%%
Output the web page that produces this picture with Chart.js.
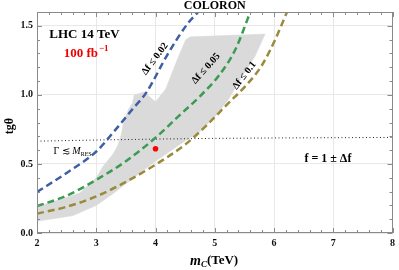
<!DOCTYPE html>
<html><head><meta charset="utf-8">
<script src="https://cdn.jsdelivr.net/npm/chart.js@4/dist/chart.umd.min.js"></script>
<style>html,body{margin:0;padding:0;background:#fff}#wrap{width:399px;height:270px}canvas{display:block}</style>
</head><body><div id="wrap"><canvas id="c" width="399" height="270" style="width:399px;height:270px"></canvas></div>
<script>
// ---- data ----
const xTicks = [2, 3, 4, 5, 6, 7, 8];
const yTicks = [0, 0.5, 1.0, 1.5];

const blueX = [2, 2.5, 3, 3.33, 3.6, 3.85, 4.2, 4.55, 4.72];
const blueY = [0.297, 0.435, 0.59, 0.75, 0.89, 1.02, 1.29, 1.52, 1.60];

const greenX = [2, 2.5, 3, 3.5, 4, 4.4, 4.75, 5.07, 5.35, 5.6];
const greenY = [0.195, 0.27, 0.385, 0.52, 0.69, 0.85, 0.99, 1.14, 1.33, 1.60];

const oliveX = [2, 2.5, 3, 3.5, 4, 4.5, 4.84, 5.23, 5.51, 5.79, 6.02, 6.22];
const oliveY = [0.14, 0.19, 0.265, 0.37, 0.495, 0.64, 0.77, 0.94, 1.06, 1.21, 1.40, 1.60];

const widthX = [2, 3, 4, 5, 6, 7, 8];
const widthY = [0.665, 0.673, 0.68, 0.685, 0.688, 0.69, 0.692];

const regionX = [2.0, 2.0, 2.44, 2.72, 3.0, 3.11, 3.28, 3.36, 3.42, 3.47, 3.55, 3.61, 3.64, 3.81, 4.0, 4.17, 4.39, 4.51, 4.59, 5.85, 5.68, 5.40, 5.23, 5.01, 4.73, 4.51, 4.0, 3.6, 3.3, 3.0, 2.6, 2.0];
const regionY = [0.085, 0.19, 0.25, 0.29, 0.40, 0.48, 0.57, 0.63, 0.71, 0.82, 0.90, 0.94, 1.0, 1.02, 0.95, 1.04, 1.28, 1.40, 1.42, 1.44, 1.28, 1.09, 0.966, 0.845, 0.725, 0.67, 0.52, 0.39, 0.29, 0.2, 0.125, 0.085];

const benchX = [4.0];
const benchY = [0.61];

const zip = (xs, ys) => xs.map((x, i) => ({x, y: ys[i]}));

const SERIF = '"Liberation Serif", "DejaVu Serif", serif';

function txt(ctx, s, x, y, font, color, align) {
  ctx.font = font; ctx.fillStyle = color || '#000';
  ctx.textAlign = align || 'left'; ctx.textBaseline = 'middle';
  ctx.fillText(s, x, y);
  return ctx.measureText(s).width;
}

const decor = {
  id: 'decor',
  afterDatasetsDraw(chart) {
    const {ctx, chartArea: a, scales: {x, y}} = chart;
    ctx.save();
    // frame
    ctx.strokeStyle = '#8a8a8a'; ctx.lineWidth = 1;
    ctx.strokeRect(Math.round(a.left) + 0.5, Math.round(a.top) + 0.5, Math.round(a.right - a.left) - 1, Math.round(a.bottom - a.top) - 1);
    // inner ticks
    ctx.beginPath();
    for (let i = 0; i <= 30; i++) {
      const v = 2 + i * 0.2, px = Math.round(x.getPixelForValue(v)) + 0.5;
      const len = i % 5 === 0 ? 5 : 3;
      ctx.moveTo(px, a.bottom); ctx.lineTo(px, a.bottom - len);
      ctx.moveTo(px, a.top); ctx.lineTo(px, a.top + len);
    }
    for (let i = 0; i <= 16; i++) {
      const v = i * 0.1, py = Math.round(y.getPixelForValue(v)) + 0.5;
      const len = i % 5 === 0 ? 5 : 3;
      ctx.moveTo(a.left, py); ctx.lineTo(a.left + len, py);
      ctx.moveTo(a.right, py); ctx.lineTo(a.right - len, py);
    }
    ctx.stroke();

    const X = v => x.getPixelForValue(v), Y = v => y.getPixelForValue(v);
    // title
    txt(ctx, 'COLORON', (a.left + a.right) / 2, 6, 'bold 12px ' + SERIF, '#000', 'center');
    // axis titles
    ctx.save(); ctx.translate(10, 126); ctx.rotate(-Math.PI / 2);
    txt(ctx, 'tgθ', 0, 0, 'bold 12px ' + SERIF, '#000', 'center'); ctx.restore();
    {
      let cx = 190, cy = 261;
      cx += txt(ctx, 'm', cx, cy, 'italic bold 14px ' + SERIF);
      cx += txt(ctx, 'C', cx, cy + 4, 'italic bold 9px ' + SERIF);
      txt(ctx, '(TeV)', cx, cy, 'bold 13px ' + SERIF);
    }
    // annotations
    txt(ctx, 'LHC 14 TeV', X(2.8), Y(1.437), 'bold 13px ' + SERIF, '#000', 'center');
    {
      let cx = X(2.45), cy = Y(1.30);
      cx += txt(ctx, '100 fb', cx, cy, 'bold 13px ' + SERIF, '#ee0000');
      txt(ctx, '\u22121', cx + 1, cy - 5, 'bold 9px ' + SERIF, '#ee0000');
    }
    const rot = (s, vx, vy, ang) => {
      ctx.save(); ctx.translate(X(vx), Y(vy)); ctx.rotate(ang * Math.PI / 180);
      txt(ctx, s, 0, 0, 'bold 10px ' + SERIF, '#000', 'center'); ctx.restore();
    };
    rot('Δf ≤ 0.02', 3.99, 1.26, -53);
    rot('Δf ≤ 0.05', 4.85, 1.19, -48);
    rot('Δf ≤ 0.1', 5.50, 1.14, -52);
    {
      let cx = X(2.28), cy = Y(0.59);
      cx += txt(ctx, 'Γ ≲ ', cx, cy, '10px ' + SERIF);
      cx += txt(ctx, 'M', cx, cy, 'italic 10px ' + SERIF);
      txt(ctx, 'RES', cx, cy + 3, '6px ' + SERIF);
    }
    txt(ctx, 'f = 1 ± Δf', X(6.91), Y(0.54), 'bold 12px ' + SERIF, '#000', 'center');
    ctx.restore();
  }
};

const dashed = (data, color) => ({
  data: zip(...data), borderColor: color, borderWidth: 2.5, borderDash: [7, 4],
  pointRadius: 0, fill: false, cubicInterpolationMode: 'monotone', order: 2, showLine: true
});

new Chart(document.getElementById('c'), {
  type: 'scatter',
  data: {
    datasets: [
      { data: zip(benchX, benchY), pointRadius: 2.8, pointBackgroundColor: '#ff0000', pointBorderWidth: 0, showLine: false, order: 0 },
      { data: zip(widthX, widthY), showLine: true, borderColor: '#222', borderWidth: 1, borderDash: [1, 2.5], pointRadius: 0, order: 3 },
      dashed([blueX, blueY], '#3e5fa5'),
      dashed([greenX, greenY], '#3a9b52'),
      dashed([oliveX, oliveY], '#9a8a3c'),
      { data: zip(regionX, regionY), showLine: true, fill: 'shape', backgroundColor: '#dadada', borderColor: '#dadada', borderWidth: 0.5, pointRadius: 0, tension: 0, order: 10 }
    ]
  },
  options: {
    responsive: false, animation: false, devicePixelRatio: 1,
    layout: { padding: { top: 12, right: 4, left: 0, bottom: 0 } },
    plugins: { legend: { display: false }, tooltip: { enabled: false }, title: { display: false } },
    scales: {
      x: {
        type: 'linear', min: 2, max: 8,
        afterBuildTicks: s => { s.ticks = xTicks.map(v => ({value: v})); },
        afterFit: s => { s.height = 37; },
        grid: { color: '#e8e8e8', drawTicks: false, lineWidth: 1 },
        border: { display: false },
        ticks: { padding: 4, color: '#111', font: { family: SERIF, weight: 'bold', size: 10 }, callback: v => String(v) }
      },
      y: {
        type: 'linear', min: 0, max: 1.6,
        afterBuildTicks: s => { s.ticks = yTicks.map(v => ({value: v})); },
        afterFit: s => { s.width = 37; },
        grid: { color: '#e8e8e8', drawTicks: false, lineWidth: 1 },
        border: { display: false },
        ticks: { padding: 4, color: '#111', font: { family: SERIF, weight: 'bold', size: 10 }, callback: v => v.toFixed(1) }
      }
    }
  },
  plugins: [decor]
});
</script></body></html>
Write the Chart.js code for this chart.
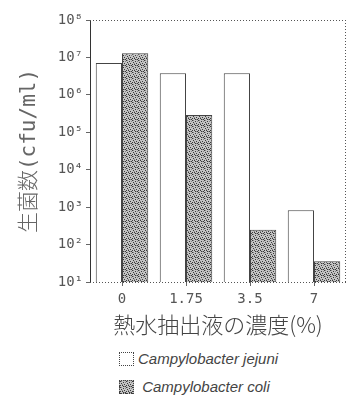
<!DOCTYPE html>
<html>
<head>
<meta charset="utf-8">
<script src="https://cdn.jsdelivr.net/npm/chart.js@4/dist/chart.umd.min.js"></script>
<style>
  html, body { margin: 0; padding: 0; background: #fff; overflow: hidden; }
  #wrap { position: relative; width: 347px; height: 413px; }
  #chart { position: absolute; left: 0; top: 0; }
  .legend { position: absolute; left: 119px; font-family: 'Liberation Sans', sans-serif; font-style: italic; font-size: 15px; color: #444; }
  .legend span.box { display: inline-block; width: 15px; height: 14px; box-sizing: border-box; border: 1px dotted #444; vertical-align: -2px; margin-right: 4px; }
</style>
</head>
<body>
<div id="wrap">
  <canvas id="chart" width="347" height="342"></canvas>
  <div class="legend" style="top:350px"><span class="box" style="background:#fff"></span>Campylobacter jejuni</div>
  <div class="legend" style="top:378px"><span class="box" id="coliBox"></span>&nbsp;Campylobacter coli</div>
</div>
<script>
// 熱水抽出液の濃度(%)
const categories = ['0', '1.75', '3.5', '7'];
// 生菌数 (cfu/ml)
const jejuniValues = [7.1e6, 3.8e6, 3.8e6, 8.3e2];
const coliValues = [1.3e7, 2.9e5, 2.5e2, 3.6e1];
const yTickValues = [1e1, 1e2, 1e3, 1e4, 1e5, 1e6, 1e7, 1e8];
const seriesNames = ['Campylobacter jejuni', 'Campylobacter coli'];

const sup = { '0': '⁰', '1': '¹', '2': '²', '3': '³', '4': '⁴', '5': '⁵', '6': '⁶', '7': '⁷', '8': '⁸', '9': '⁹' };

// stipple pattern for the coli bars
const makeStipple = () => {
    const c = document.createElement('canvas');
    c.width = 6; c.height = 6;
    const g = c.getContext('2d');
    g.fillStyle = '#c4c4c4';
    g.fillRect(0, 0, 6, 6);
    g.fillStyle = '#3a3a3a';
    [[0, 0], [3, 1], [1, 2], [4, 3], [2, 4], [5, 5], [0, 4], [3, 5]].forEach(([x, y]) => g.fillRect(x, y, 1, 1));
    g.fillStyle = '#888';
    [[1, 0], [5, 1], [2, 3], [4, 5]].forEach(([x, y]) => g.fillRect(x, y, 1, 1));
    return c;
};
const stippleCanvas = makeStipple();
document.getElementById('coliBox').style.background = 'url(' + stippleCanvas.toDataURL() + ')';

const ctx = document.getElementById('chart').getContext('2d');
const stipple = ctx.createPattern(stippleCanvas, 'repeat');

// dotted frame: top, bottom and right edge of the plot
const framePlugin = {
    id: 'frame',
    afterDatasetsDraw(chart) {
        const { left, right, top, bottom } = chart.chartArea;
        const c = chart.ctx;
        c.save();
        c.strokeStyle = '#555';
        c.lineWidth = 1;
        c.setLineDash([1, 2]);
        c.beginPath();
        c.moveTo(left, top + 0.5); c.lineTo(347, top + 0.5);
        c.moveTo(left, bottom + 0.5); c.lineTo(right, bottom + 0.5);
        c.moveTo(right - 0.5, top); c.lineTo(right - 0.5, bottom);
        c.stroke();
        c.restore();
    }
};

new Chart(ctx, {
    type: 'bar',
    data: {
        labels: categories,
        datasets: [{
            label: seriesNames[0],
            data: jejuniValues,
            backgroundColor: '#fff',
            borderColor: '#444',
            borderWidth: 1,
            borderSkipped: 'bottom'
        }, {
            label: seriesNames[1],
            data: coliValues,
            backgroundColor: stipple,
            borderColor: '#444',
            borderWidth: 1,
            borderSkipped: 'bottom'
        }]
    },
    options: {
        responsive: false,
        animation: false,
        layout: { padding: { top: 20, left: 0, right: 1, bottom: 0 } },
        categoryPercentage: 0.82,
        barPercentage: 1.0,
        plugins: {
            legend: { display: false },
            tooltip: { enabled: false }
        },
        scales: {
            x: {
                grid: { display: true, drawOnChartArea: false, offset: false, tickLength: 4, color: '#666' },
                border: { display: false },
                ticks: { color: '#555', padding: 5, font: { family: "'DejaVu Sans Mono'", size: 14 } },
                title: {
                    display: true,
                    text: '熱水抽出液の濃度(%)',
                    color: '#444',
                    font: { family: "'Noto Sans CJK JP'", size: 22, weight: 300 },
                    padding: { top: 0, bottom: 4 }
                },
                afterFit(axis) { axis.height = 60; }
            },
            y: {
                type: 'logarithmic',
                min: 10,
                max: 1e8,
                afterBuildTicks(axis) { axis.ticks = yTickValues.map(v => ({ value: v })); },
                grid: { display: true, drawOnChartArea: false, tickLength: 4, color: '#666' },
                border: { display: true, color: '#333', width: 1 },
                ticks: {
                    color: '#555',
                    padding: 3,
                    font: { family: "'DejaVu Sans Mono'", size: 14 },
                    callback: (v) => '10' + String(Math.round(Math.log10(v))).split('').map(d => sup[d]).join('')
                },
                title: {
                    display: true,
                    text: '生菌数(cfu/ml)',
                    color: '#666',
                    font: { family: "'DejaVu Sans Mono', 'Noto Sans CJK JP'", size: 21, weight: 300 },
                    padding: { top: 17, bottom: 0 }
                },
                afterFit(axis) { axis.width = 90; }
            }
        }
    },
    plugins: [framePlugin]
});
</script>
</body>
</html>
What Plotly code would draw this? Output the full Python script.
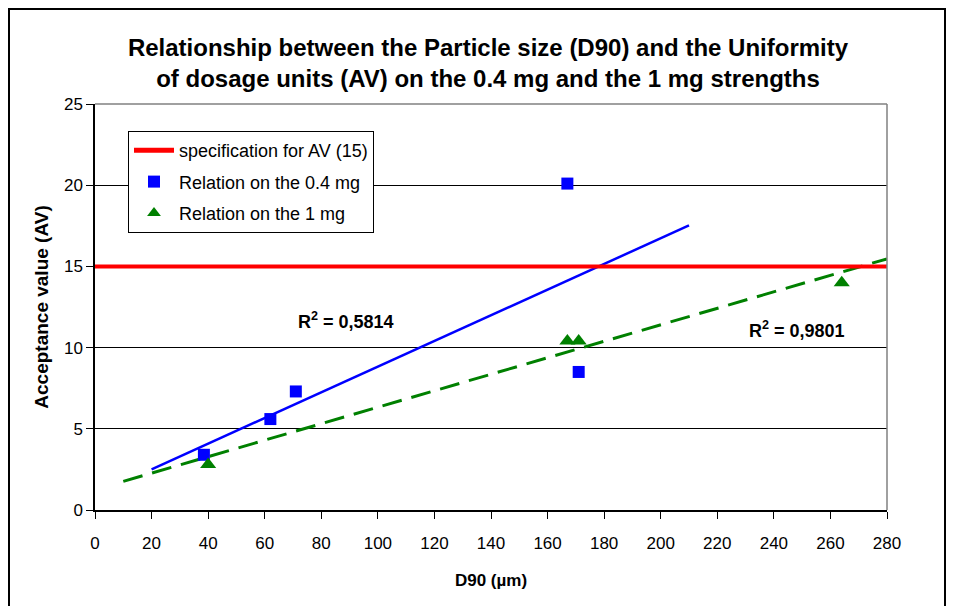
import numpy as np
import plotly.graph_objects as go

# Data
x_04 = [38.5, 62, 71, 167, 171]
y_04 = [3.4, 5.6, 7.3, 20.1, 8.5]
x_1 = [40, 167, 171, 264]
y_1 = [2.8, 10.4, 10.4, 14.0]
spec_value = 15
trend_04_range = [20, 210]
trend_1_range = [10, 280]
r2_04 = "0,5814"
r2_1 = "0,9801"
x_ticks = list(range(0, 281, 20))
y_ticks = [0, 5, 10, 15, 20, 25]

FONT = "Liberation Sans, Arial, sans-serif"

p04 = np.polyfit(x_04, y_04, 1)
p1 = np.polyfit(x_1, y_1, 1)
tx04 = np.array(trend_04_range, dtype=float)
tx1 = np.array(trend_1_range, dtype=float)

fig = go.Figure()
fig.add_trace(go.Scatter(x=tx04, y=np.polyval(p04, tx04), mode="lines",
                         line=dict(color="#0000FF", width=2.5), showlegend=False, hoverinfo="skip"))
fig.add_trace(go.Scatter(x=tx1, y=np.polyval(p1, tx1), mode="lines",
                         line=dict(color="#008000", width=3, dash="20px,10px"), showlegend=False, hoverinfo="skip"))
fig.add_trace(go.Scatter(x=[0, 280], y=[spec_value, spec_value], mode="lines",
                         line=dict(color="#FF0000", width=4), name="specification for AV (15)",
                         legendgroup="a"))
fig.add_trace(go.Scatter(x=x_04, y=y_04, mode="markers",
                         marker=dict(symbol="square", color="#0000FF", size=12),
                         name="Relation on the 0.4 mg", legendgroup="b"))
fig.add_trace(go.Scatter(x=x_1, y=y_1, mode="markers",
                         marker=dict(symbol="triangle-up", color="#008000", size=14),
                         name="Relation on the 1 mg", legendgroup="c"))

OFF = 8  # page offset of the figure in the browser
W, H = 955 - 2 * OFF, 614 - 2 * OFF
L, R, T, B = 95 - OFF, 887 - OFF, 104 - OFF, 510 - OFF
def px(xr): return (xr - OFF - L) / (R - L)
def py(yr): return (B - (yr - OFF)) / (B - T)

fig.update_layout(
    width=W, height=H,
    margin=dict(l=L, r=W - R, t=T, b=H - B),
    paper_bgcolor="white", plot_bgcolor="white",
    font=dict(family=FONT, size=17, color="black"),
    title=dict(text="<b>Relationship between the Particle size (D90) and the Uniformity<br>of dosage units (AV) on the 0.4 mg and the 1 mg strengths</b>",
               x=px(488), xref="paper", xanchor="center",
               y=1 - (56 - OFF) / H, yref="container", yanchor="middle",
               font=dict(family=FONT, size=24, color="black")),
    xaxis=dict(range=[0, 280], tickvals=x_ticks, ticks="outside", ticklen=7, tickcolor="black",
               showline=True, linecolor="black", linewidth=1.5, showgrid=False, zeroline=False,
               ticklabelstandoff=10,
               title=dict(text="<b>D90 (µm)</b>", font=dict(size=17), standoff=22),
               tickfont=dict(size=17)),
    yaxis=dict(range=[0, 25], tickvals=y_ticks, ticks="outside", ticklen=7, tickcolor="black",
               showline=True, linecolor="black", linewidth=1.5, showgrid=True, gridcolor="black",
               gridwidth=1, zeroline=False,
               title=dict(text="<b>Acceptance value (AV)</b>", font=dict(size=19), standoff=10),
               tickfont=dict(size=17)),
    legend=dict(x=px(128), y=py(131), xanchor="left", yanchor="top",
                bordercolor="black", borderwidth=1, bgcolor="white",
                font=dict(size=18), tracegroupgap=5, itemsizing="constant", itemwidth=40),
    annotations=[
        dict(x=px(346), y=py(320), xref="paper", yref="paper", showarrow=False,
             xanchor="center", yanchor="middle",
             text="<b>R<sup>2</sup> = " + r2_04 + "</b>", font=dict(size=18)),
        dict(x=px(797), y=py(329), xref="paper", yref="paper", showarrow=False,
             xanchor="center", yanchor="middle",
             text="<b>R<sup>2</sup> = " + r2_1 + "</b>", font=dict(size=18)),
    ],
    shapes=[
        dict(type="line", xref="paper", yref="paper", x0=0, x1=1, y0=1, y1=1,
             line=dict(color="gray", width=1.5)),
        dict(type="line", xref="paper", yref="paper", x0=1, x1=1, y0=0, y1=1,
             line=dict(color="gray", width=1.5)),
        dict(type="rect", xref="paper", yref="paper", x0=px(9), x1=px(945), y0=py(640), y1=py(9),
             line=dict(color="black", width=2), layer="below"),
    ],
)

fig.write_html("out.html")
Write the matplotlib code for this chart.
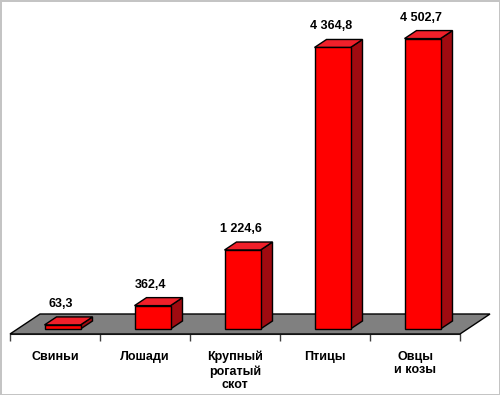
%%
▶ _Exercise instructions_:
Transcribe exactly the lines between the one containing "What Plotly code" and the one containing "tx1 = np.array(trend_1_range, dtype=float)", counting both ends. Pictures are not copied.

▶ _Solution for this exercise_:
What Plotly code would draw this? Output the full Python script.
import numpy as np
import plotly.graph_objects as go

# Data
x_04 = [38.5, 62, 71, 167, 171]
y_04 = [3.4, 5.6, 7.3, 20.1, 8.5]
x_1 = [40, 167, 171, 264]
y_1 = [2.8, 10.4, 10.4, 14.0]
spec_value = 15
trend_04_range = [20, 210]
trend_1_range = [10, 280]
r2_04 = "0,5814"
r2_1 = "0,9801"
x_ticks = list(range(0, 281, 20))
y_ticks = [0, 5, 10, 15, 20, 25]

FONT = "Liberation Sans, Arial, sans-serif"

p04 = np.polyfit(x_04, y_04, 1)
p1 = np.polyfit(x_1, y_1, 1)
tx04 = np.array(trend_04_range, dtype=float)
tx1 = np.array(trend_1_range, dtype=float)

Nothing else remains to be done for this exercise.